— START RAW DATA —

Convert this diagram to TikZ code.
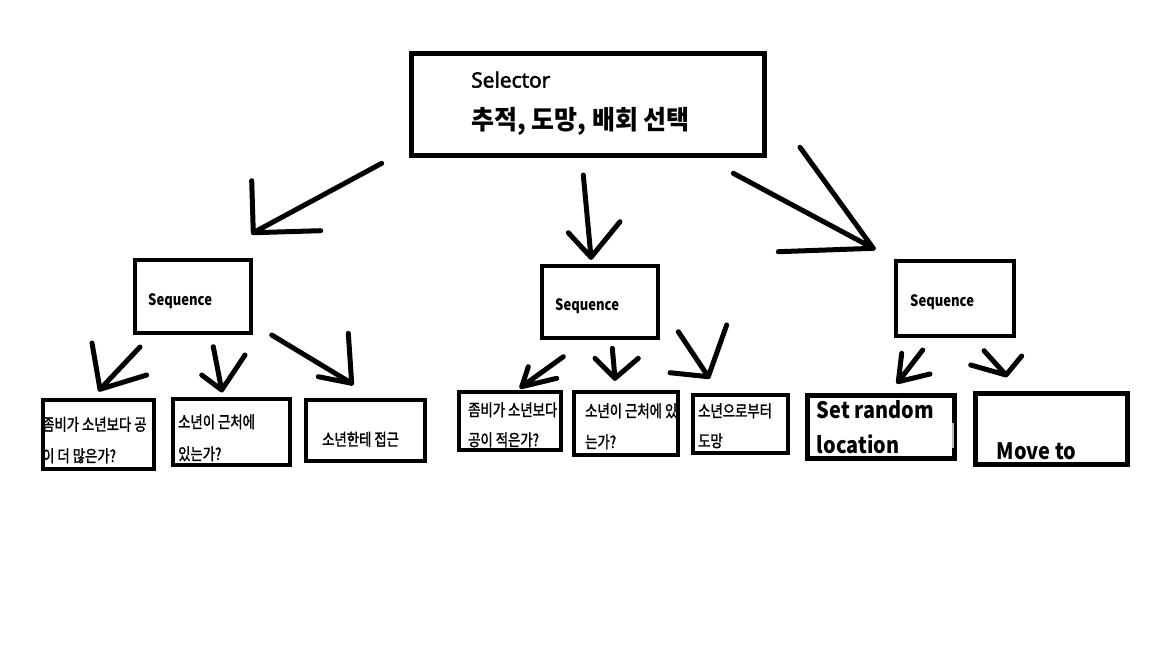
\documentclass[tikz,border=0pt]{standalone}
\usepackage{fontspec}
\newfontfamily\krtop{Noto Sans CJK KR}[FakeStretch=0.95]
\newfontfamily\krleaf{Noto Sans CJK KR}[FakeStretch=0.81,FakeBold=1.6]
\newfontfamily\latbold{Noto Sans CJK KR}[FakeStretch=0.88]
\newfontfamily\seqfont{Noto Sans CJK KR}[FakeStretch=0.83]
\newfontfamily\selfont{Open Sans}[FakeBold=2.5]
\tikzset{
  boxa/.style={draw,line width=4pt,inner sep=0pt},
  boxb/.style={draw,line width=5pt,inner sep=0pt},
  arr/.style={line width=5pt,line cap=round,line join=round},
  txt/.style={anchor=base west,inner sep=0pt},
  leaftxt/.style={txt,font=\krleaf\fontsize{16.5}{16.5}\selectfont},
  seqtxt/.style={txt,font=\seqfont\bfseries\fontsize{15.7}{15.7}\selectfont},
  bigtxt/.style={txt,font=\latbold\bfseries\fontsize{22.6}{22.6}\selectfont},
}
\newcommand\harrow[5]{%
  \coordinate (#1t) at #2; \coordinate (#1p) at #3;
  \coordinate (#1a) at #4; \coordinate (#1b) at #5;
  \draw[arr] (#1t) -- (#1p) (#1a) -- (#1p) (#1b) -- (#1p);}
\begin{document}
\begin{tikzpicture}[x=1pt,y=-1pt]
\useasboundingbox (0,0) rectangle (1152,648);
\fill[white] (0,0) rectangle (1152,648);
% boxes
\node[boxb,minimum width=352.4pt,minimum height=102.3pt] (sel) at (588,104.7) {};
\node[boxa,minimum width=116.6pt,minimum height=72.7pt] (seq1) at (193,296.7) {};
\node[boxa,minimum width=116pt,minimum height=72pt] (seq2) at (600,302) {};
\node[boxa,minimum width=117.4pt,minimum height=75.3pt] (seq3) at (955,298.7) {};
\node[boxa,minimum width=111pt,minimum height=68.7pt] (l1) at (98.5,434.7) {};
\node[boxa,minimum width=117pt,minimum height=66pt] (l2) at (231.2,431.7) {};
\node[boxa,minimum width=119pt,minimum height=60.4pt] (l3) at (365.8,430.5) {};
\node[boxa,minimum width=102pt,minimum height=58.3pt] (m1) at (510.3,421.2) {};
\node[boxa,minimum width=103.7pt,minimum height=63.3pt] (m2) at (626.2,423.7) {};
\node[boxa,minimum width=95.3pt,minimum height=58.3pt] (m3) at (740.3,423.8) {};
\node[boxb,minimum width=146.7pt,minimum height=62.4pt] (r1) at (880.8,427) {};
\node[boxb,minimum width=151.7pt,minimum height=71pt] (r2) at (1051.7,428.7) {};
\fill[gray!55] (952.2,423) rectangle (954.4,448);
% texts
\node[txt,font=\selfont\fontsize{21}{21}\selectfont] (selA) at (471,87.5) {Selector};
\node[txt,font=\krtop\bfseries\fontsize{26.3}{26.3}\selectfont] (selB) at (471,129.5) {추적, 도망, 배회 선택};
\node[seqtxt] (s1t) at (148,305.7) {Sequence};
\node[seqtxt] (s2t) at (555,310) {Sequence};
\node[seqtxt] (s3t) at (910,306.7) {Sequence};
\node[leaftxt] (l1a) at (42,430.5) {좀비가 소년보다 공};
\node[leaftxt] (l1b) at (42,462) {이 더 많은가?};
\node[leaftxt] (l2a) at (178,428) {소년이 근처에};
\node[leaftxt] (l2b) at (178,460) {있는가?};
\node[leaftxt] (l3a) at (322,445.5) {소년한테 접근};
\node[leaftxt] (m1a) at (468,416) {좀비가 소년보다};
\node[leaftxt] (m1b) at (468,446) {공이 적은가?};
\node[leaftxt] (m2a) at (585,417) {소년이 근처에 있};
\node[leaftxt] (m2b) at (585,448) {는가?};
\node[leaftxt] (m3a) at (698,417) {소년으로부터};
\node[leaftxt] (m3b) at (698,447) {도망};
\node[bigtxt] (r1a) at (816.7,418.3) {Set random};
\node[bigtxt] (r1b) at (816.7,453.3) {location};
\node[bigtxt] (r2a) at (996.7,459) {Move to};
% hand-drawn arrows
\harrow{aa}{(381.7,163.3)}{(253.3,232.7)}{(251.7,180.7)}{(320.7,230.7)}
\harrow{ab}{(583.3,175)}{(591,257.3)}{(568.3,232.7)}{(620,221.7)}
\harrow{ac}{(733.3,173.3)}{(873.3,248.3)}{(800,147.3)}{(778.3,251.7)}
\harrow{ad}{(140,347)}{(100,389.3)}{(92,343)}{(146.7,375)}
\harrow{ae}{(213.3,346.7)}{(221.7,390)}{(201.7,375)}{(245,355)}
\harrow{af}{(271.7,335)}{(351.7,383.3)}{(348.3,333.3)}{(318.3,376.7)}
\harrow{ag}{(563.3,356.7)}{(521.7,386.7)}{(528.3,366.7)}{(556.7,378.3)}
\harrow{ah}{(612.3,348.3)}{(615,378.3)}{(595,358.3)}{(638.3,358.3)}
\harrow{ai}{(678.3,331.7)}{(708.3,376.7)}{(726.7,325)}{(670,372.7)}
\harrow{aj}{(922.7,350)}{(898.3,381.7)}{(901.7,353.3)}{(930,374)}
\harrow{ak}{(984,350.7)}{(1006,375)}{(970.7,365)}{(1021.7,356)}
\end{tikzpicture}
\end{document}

— END RAW DATA —

▶ _PROBLEM_:
The material above holds pictures; copy everything else in it exactly.

▶ _EXERCISE ANSWER_:
Convert this diagram to TikZ code.
\documentclass[tikz,border=0pt]{standalone}
\usepackage{fontspec}
\newfontfamily\krtop{Noto Sans CJK KR}[FakeStretch=0.95]
\newfontfamily\krleaf{Noto Sans CJK KR}[FakeStretch=0.81,FakeBold=1.6]
\newfontfamily\latbold{Noto Sans CJK KR}[FakeStretch=0.88]
\newfontfamily\seqfont{Noto Sans CJK KR}[FakeStretch=0.83]
\newfontfamily\selfont{Open Sans}[FakeBold=2.5]
\tikzset{
  boxa/.style={draw,line width=4pt,inner sep=0pt},
  boxb/.style={draw,line width=5pt,inner sep=0pt},
  arr/.style={line width=5pt,line cap=round,line join=round},
  txt/.style={anchor=base west,inner sep=0pt},
  leaftxt/.style={txt,font=\krleaf\fontsize{16.5}{16.5}\selectfont},
  seqtxt/.style={txt,font=\seqfont\bfseries\fontsize{15.7}{15.7}\selectfont},
  bigtxt/.style={txt,font=\latbold\bfseries\fontsize{22.6}{22.6}\selectfont},
}
\newcommand\harrow[5]{%
  \coordinate (#1t) at #2; \coordinate (#1p) at #3;
  \coordinate (#1a) at #4; \coordinate (#1b) at #5;
  \draw[arr] (#1t) -- (#1p) (#1a) -- (#1p) (#1b) -- (#1p);}
\begin{document}
\begin{tikzpicture}[x=1pt,y=-1pt]
\useasboundingbox (0,0) rectangle (1152,648);
\fill[white] (0,0) rectangle (1152,648);
% boxes
\node[boxb,minimum width=352.4pt,minimum height=102.3pt] (sel) at (588,104.7) {};
\node[boxa,minimum width=116.6pt,minimum height=72.7pt] (seq1) at (193,296.7) {};
\node[boxa,minimum width=116pt,minimum height=72pt] (seq2) at (600,302) {};
\node[boxa,minimum width=117.4pt,minimum height=75.3pt] (seq3) at (955,298.7) {};
\node[boxa,minimum width=111pt,minimum height=68.7pt] (l1) at (98.5,434.7) {};
\node[boxa,minimum width=117pt,minimum height=66pt] (l2) at (231.2,431.7) {};
\node[boxa,minimum width=119pt,minimum height=60.4pt] (l3) at (365.8,430.5) {};
\node[boxa,minimum width=102pt,minimum height=58.3pt] (m1) at (510.3,421.2) {};
\node[boxa,minimum width=103.7pt,minimum height=63.3pt] (m2) at (626.2,423.7) {};
\node[boxa,minimum width=95.3pt,minimum height=58.3pt] (m3) at (740.3,423.8) {};
\node[boxb,minimum width=146.7pt,minimum height=62.4pt] (r1) at (880.8,427) {};
\node[boxb,minimum width=151.7pt,minimum height=71pt] (r2) at (1051.7,428.7) {};
\fill[gray!55] (952.2,423) rectangle (954.4,448);
% texts
\node[txt,font=\selfont\fontsize{21}{21}\selectfont] (selA) at (471,87.5) {Selector};
\node[txt,font=\krtop\bfseries\fontsize{26.3}{26.3}\selectfont] (selB) at (471,129.5) {추적, 도망, 배회 선택};
\node[seqtxt] (s1t) at (148,305.7) {Sequence};
\node[seqtxt] (s2t) at (555,310) {Sequence};
\node[seqtxt] (s3t) at (910,306.7) {Sequence};
\node[leaftxt] (l1a) at (42,430.5) {좀비가 소년보다 공};
\node[leaftxt] (l1b) at (42,462) {이 더 많은가?};
\node[leaftxt] (l2a) at (178,428) {소년이 근처에};
\node[leaftxt] (l2b) at (178,460) {있는가?};
\node[leaftxt] (l3a) at (322,445.5) {소년한테 접근};
\node[leaftxt] (m1a) at (468,416) {좀비가 소년보다};
\node[leaftxt] (m1b) at (468,446) {공이 적은가?};
\node[leaftxt] (m2a) at (585,417) {소년이 근처에 있};
\node[leaftxt] (m2b) at (585,448) {는가?};
\node[leaftxt] (m3a) at (698,417) {소년으로부터};
\node[leaftxt] (m3b) at (698,447) {도망};
\node[bigtxt] (r1a) at (816.7,418.3) {Set random};
\node[bigtxt] (r1b) at (816.7,453.3) {location};
\node[bigtxt] (r2a) at (996.7,459) {Move to};
% hand-drawn arrows
\harrow{aa}{(381.7,163.3)}{(253.3,232.7)}{(251.7,180.7)}{(320.7,230.7)}
\harrow{ab}{(583.3,175)}{(591,257.3)}{(568.3,232.7)}{(620,221.7)}
\harrow{ac}{(733.3,173.3)}{(873.3,248.3)}{(800,147.3)}{(778.3,251.7)}
\harrow{ad}{(140,347)}{(100,389.3)}{(92,343)}{(146.7,375)}
\harrow{ae}{(213.3,346.7)}{(221.7,390)}{(201.7,375)}{(245,355)}
\harrow{af}{(271.7,335)}{(351.7,383.3)}{(348.3,333.3)}{(318.3,376.7)}
\harrow{ag}{(563.3,356.7)}{(521.7,386.7)}{(528.3,366.7)}{(556.7,378.3)}
\harrow{ah}{(612.3,348.3)}{(615,378.3)}{(595,358.3)}{(638.3,358.3)}
\harrow{ai}{(678.3,331.7)}{(708.3,376.7)}{(726.7,325)}{(670,372.7)}
\harrow{aj}{(922.7,350)}{(898.3,381.7)}{(901.7,353.3)}{(930,374)}
\harrow{ak}{(984,350.7)}{(1006,375)}{(970.7,365)}{(1021.7,356)}
\end{tikzpicture}
\end{document}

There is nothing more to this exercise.